EBay narrows payment options
Wednesday Apr 9 23:18 AEST
New security changes to auction website eBay Australia will affect the way buyers purchase goods, and funnel more funds into its coffers.
Under the changes, direct deposits, money orders and personal cheques will no longer be listed as a payment option after June 17.
As a result, buyers will have only two options with which to pay: either cash-on-delivery, or via the online commerce website PayPal, which is owned by eBay.
PayPal accepts direct deposit or credit card payment on behalf of eBay sellers at a fee of between 1.1 and 2.4 per cent.
EBay defended the change, saying buyers were more likely to have problems with 'offline' payment options such as direct deposit.
'When you crunch the numbers and you look at the disputes that have occurred on the site you get to see some really powerful differences between how people pay and what happens,' eBay trust and safety director Alastair MacGibbon said.
'For example, you are four times less likely to have a problem on eBay if you pay with PayPal than all the other payments on the site, like direct deposit.
'The only other payment method that is safe is when you're paying cash-on-delivery.'
Mr MacGibbon acknowledged that some buyers would be upset by the change, but believed most would benefit from the increased level of security.
'Some people will take some time to accept the change.
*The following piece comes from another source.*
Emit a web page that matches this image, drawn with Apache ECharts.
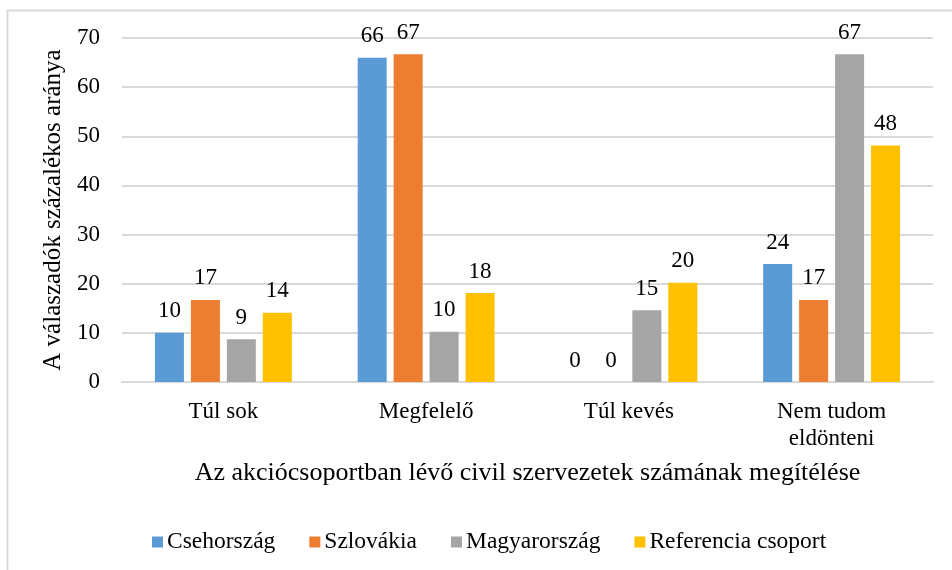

EBay will make every effort to educate people about why this is for their safety and why it will increase confidence in shopping on eBay,' he said.
The website has also bolstered its PayPal Buyer Protection insurance program in which buyers who fail to receive goods, or find they are not as stated, can lodge a claim to eBay for the amount lost. Buyers used to be able to claim up to $3,000, but this has now been increased to $20,000.
'These changes together with the increased protections provided by PayPal will give Australians increased confidence on eBay, regardless of whether they are buying or selling,' Mr MacGibbon said.